- _Task instructions_
From the listing that follows, output everything exactly except the pictures.
=======
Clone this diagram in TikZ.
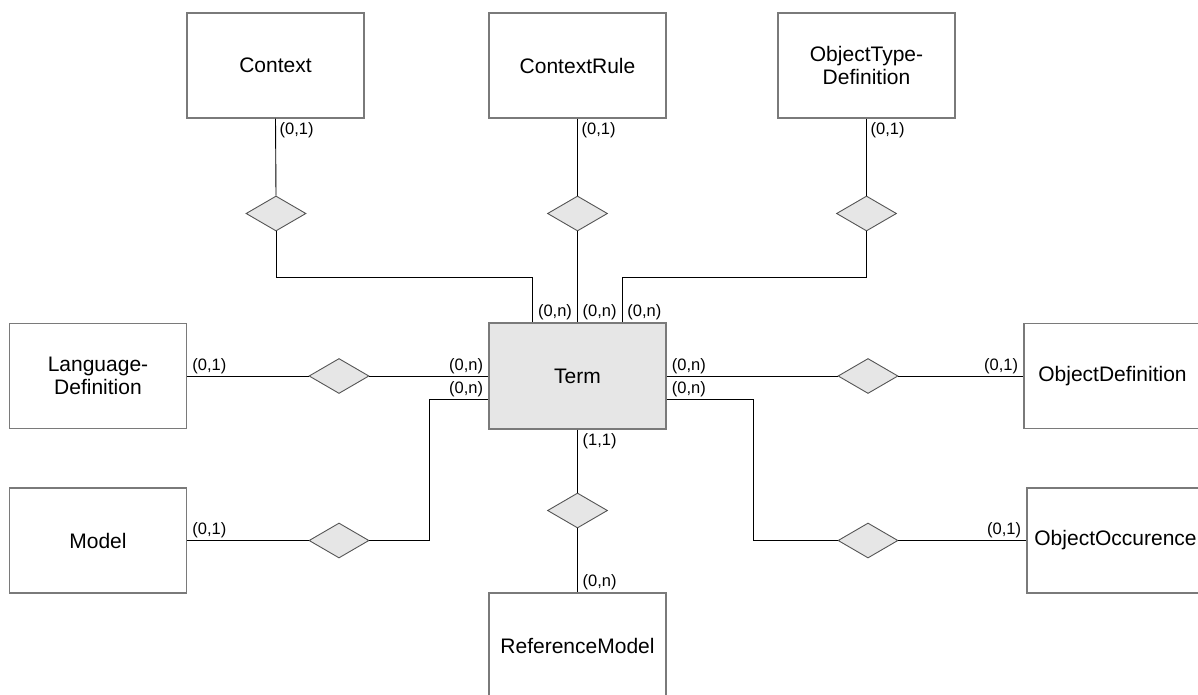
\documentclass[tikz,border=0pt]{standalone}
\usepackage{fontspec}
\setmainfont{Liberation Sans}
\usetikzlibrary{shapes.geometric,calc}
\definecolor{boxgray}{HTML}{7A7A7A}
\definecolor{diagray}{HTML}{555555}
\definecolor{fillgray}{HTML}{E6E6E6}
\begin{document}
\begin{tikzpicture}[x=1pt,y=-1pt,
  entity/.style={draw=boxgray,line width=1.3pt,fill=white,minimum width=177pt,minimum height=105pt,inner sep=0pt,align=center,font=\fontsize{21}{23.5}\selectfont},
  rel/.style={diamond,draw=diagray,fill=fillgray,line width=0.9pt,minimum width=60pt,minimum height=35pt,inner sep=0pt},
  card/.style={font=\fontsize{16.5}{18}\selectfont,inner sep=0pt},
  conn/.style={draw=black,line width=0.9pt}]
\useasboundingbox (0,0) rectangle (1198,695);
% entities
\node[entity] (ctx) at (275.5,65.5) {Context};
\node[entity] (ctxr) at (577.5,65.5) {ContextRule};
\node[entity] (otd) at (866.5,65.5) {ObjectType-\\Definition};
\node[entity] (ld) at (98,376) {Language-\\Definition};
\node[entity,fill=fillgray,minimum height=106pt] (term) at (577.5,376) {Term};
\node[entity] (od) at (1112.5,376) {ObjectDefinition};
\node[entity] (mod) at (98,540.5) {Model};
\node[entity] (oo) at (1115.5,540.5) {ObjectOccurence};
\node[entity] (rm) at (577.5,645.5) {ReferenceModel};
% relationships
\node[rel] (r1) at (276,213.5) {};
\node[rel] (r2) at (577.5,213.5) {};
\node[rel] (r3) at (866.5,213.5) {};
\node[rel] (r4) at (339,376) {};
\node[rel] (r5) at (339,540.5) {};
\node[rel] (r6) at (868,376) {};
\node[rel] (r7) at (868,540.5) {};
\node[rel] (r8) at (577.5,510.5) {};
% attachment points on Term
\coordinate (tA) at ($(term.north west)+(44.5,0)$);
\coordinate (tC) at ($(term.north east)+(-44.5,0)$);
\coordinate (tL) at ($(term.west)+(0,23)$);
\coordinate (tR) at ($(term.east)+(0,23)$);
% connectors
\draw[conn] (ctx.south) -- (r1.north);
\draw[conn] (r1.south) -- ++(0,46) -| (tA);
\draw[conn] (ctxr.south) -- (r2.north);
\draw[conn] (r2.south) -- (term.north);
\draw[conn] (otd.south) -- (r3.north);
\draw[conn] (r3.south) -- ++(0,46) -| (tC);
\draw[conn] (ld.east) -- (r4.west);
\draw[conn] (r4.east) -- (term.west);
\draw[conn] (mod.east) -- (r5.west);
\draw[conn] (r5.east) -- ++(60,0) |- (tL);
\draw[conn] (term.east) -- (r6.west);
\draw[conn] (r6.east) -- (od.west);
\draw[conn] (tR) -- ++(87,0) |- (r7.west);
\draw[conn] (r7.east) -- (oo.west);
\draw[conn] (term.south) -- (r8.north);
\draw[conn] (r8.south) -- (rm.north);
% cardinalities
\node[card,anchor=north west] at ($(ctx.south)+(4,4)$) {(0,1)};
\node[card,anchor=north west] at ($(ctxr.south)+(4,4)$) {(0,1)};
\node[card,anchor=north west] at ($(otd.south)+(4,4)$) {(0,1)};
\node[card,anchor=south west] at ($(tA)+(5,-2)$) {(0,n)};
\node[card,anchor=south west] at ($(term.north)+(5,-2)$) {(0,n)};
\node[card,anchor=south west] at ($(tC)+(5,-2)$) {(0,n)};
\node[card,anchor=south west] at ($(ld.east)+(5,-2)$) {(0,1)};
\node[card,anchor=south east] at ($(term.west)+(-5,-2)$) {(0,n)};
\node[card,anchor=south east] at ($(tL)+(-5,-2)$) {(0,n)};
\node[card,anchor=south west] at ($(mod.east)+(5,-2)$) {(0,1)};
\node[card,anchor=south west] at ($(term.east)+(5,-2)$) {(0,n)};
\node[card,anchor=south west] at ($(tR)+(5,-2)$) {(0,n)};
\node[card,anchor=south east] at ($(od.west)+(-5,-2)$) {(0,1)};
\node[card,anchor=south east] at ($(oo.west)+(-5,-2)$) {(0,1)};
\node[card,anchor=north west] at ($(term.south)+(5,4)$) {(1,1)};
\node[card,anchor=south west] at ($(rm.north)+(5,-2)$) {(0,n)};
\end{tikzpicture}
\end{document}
=======
- _Result_
Clone this diagram in TikZ.
\documentclass[tikz,border=0pt]{standalone}
\usepackage{fontspec}
\setmainfont{Liberation Sans}
\usetikzlibrary{shapes.geometric,calc}
\definecolor{boxgray}{HTML}{7A7A7A}
\definecolor{diagray}{HTML}{555555}
\definecolor{fillgray}{HTML}{E6E6E6}
\begin{document}
\begin{tikzpicture}[x=1pt,y=-1pt,
  entity/.style={draw=boxgray,line width=1.3pt,fill=white,minimum width=177pt,minimum height=105pt,inner sep=0pt,align=center,font=\fontsize{21}{23.5}\selectfont},
  rel/.style={diamond,draw=diagray,fill=fillgray,line width=0.9pt,minimum width=60pt,minimum height=35pt,inner sep=0pt},
  card/.style={font=\fontsize{16.5}{18}\selectfont,inner sep=0pt},
  conn/.style={draw=black,line width=0.9pt}]
\useasboundingbox (0,0) rectangle (1198,695);
% entities
\node[entity] (ctx) at (275.5,65.5) {Context};
\node[entity] (ctxr) at (577.5,65.5) {ContextRule};
\node[entity] (otd) at (866.5,65.5) {ObjectType-\\Definition};
\node[entity] (ld) at (98,376) {Language-\\Definition};
\node[entity,fill=fillgray,minimum height=106pt] (term) at (577.5,376) {Term};
\node[entity] (od) at (1112.5,376) {ObjectDefinition};
\node[entity] (mod) at (98,540.5) {Model};
\node[entity] (oo) at (1115.5,540.5) {ObjectOccurence};
\node[entity] (rm) at (577.5,645.5) {ReferenceModel};
% relationships
\node[rel] (r1) at (276,213.5) {};
\node[rel] (r2) at (577.5,213.5) {};
\node[rel] (r3) at (866.5,213.5) {};
\node[rel] (r4) at (339,376) {};
\node[rel] (r5) at (339,540.5) {};
\node[rel] (r6) at (868,376) {};
\node[rel] (r7) at (868,540.5) {};
\node[rel] (r8) at (577.5,510.5) {};
% attachment points on Term
\coordinate (tA) at ($(term.north west)+(44.5,0)$);
\coordinate (tC) at ($(term.north east)+(-44.5,0)$);
\coordinate (tL) at ($(term.west)+(0,23)$);
\coordinate (tR) at ($(term.east)+(0,23)$);
% connectors
\draw[conn] (ctx.south) -- (r1.north);
\draw[conn] (r1.south) -- ++(0,46) -| (tA);
\draw[conn] (ctxr.south) -- (r2.north);
\draw[conn] (r2.south) -- (term.north);
\draw[conn] (otd.south) -- (r3.north);
\draw[conn] (r3.south) -- ++(0,46) -| (tC);
\draw[conn] (ld.east) -- (r4.west);
\draw[conn] (r4.east) -- (term.west);
\draw[conn] (mod.east) -- (r5.west);
\draw[conn] (r5.east) -- ++(60,0) |- (tL);
\draw[conn] (term.east) -- (r6.west);
\draw[conn] (r6.east) -- (od.west);
\draw[conn] (tR) -- ++(87,0) |- (r7.west);
\draw[conn] (r7.east) -- (oo.west);
\draw[conn] (term.south) -- (r8.north);
\draw[conn] (r8.south) -- (rm.north);
% cardinalities
\node[card,anchor=north west] at ($(ctx.south)+(4,4)$) {(0,1)};
\node[card,anchor=north west] at ($(ctxr.south)+(4,4)$) {(0,1)};
\node[card,anchor=north west] at ($(otd.south)+(4,4)$) {(0,1)};
\node[card,anchor=south west] at ($(tA)+(5,-2)$) {(0,n)};
\node[card,anchor=south west] at ($(term.north)+(5,-2)$) {(0,n)};
\node[card,anchor=south west] at ($(tC)+(5,-2)$) {(0,n)};
\node[card,anchor=south west] at ($(ld.east)+(5,-2)$) {(0,1)};
\node[card,anchor=south east] at ($(term.west)+(-5,-2)$) {(0,n)};
\node[card,anchor=south east] at ($(tL)+(-5,-2)$) {(0,n)};
\node[card,anchor=south west] at ($(mod.east)+(5,-2)$) {(0,1)};
\node[card,anchor=south west] at ($(term.east)+(5,-2)$) {(0,n)};
\node[card,anchor=south west] at ($(tR)+(5,-2)$) {(0,n)};
\node[card,anchor=south east] at ($(od.west)+(-5,-2)$) {(0,1)};
\node[card,anchor=south east] at ($(oo.west)+(-5,-2)$) {(0,1)};
\node[card,anchor=north west] at ($(term.south)+(5,4)$) {(1,1)};
\node[card,anchor=south west] at ($(rm.north)+(5,-2)$) {(0,n)};
\end{tikzpicture}
\end{document}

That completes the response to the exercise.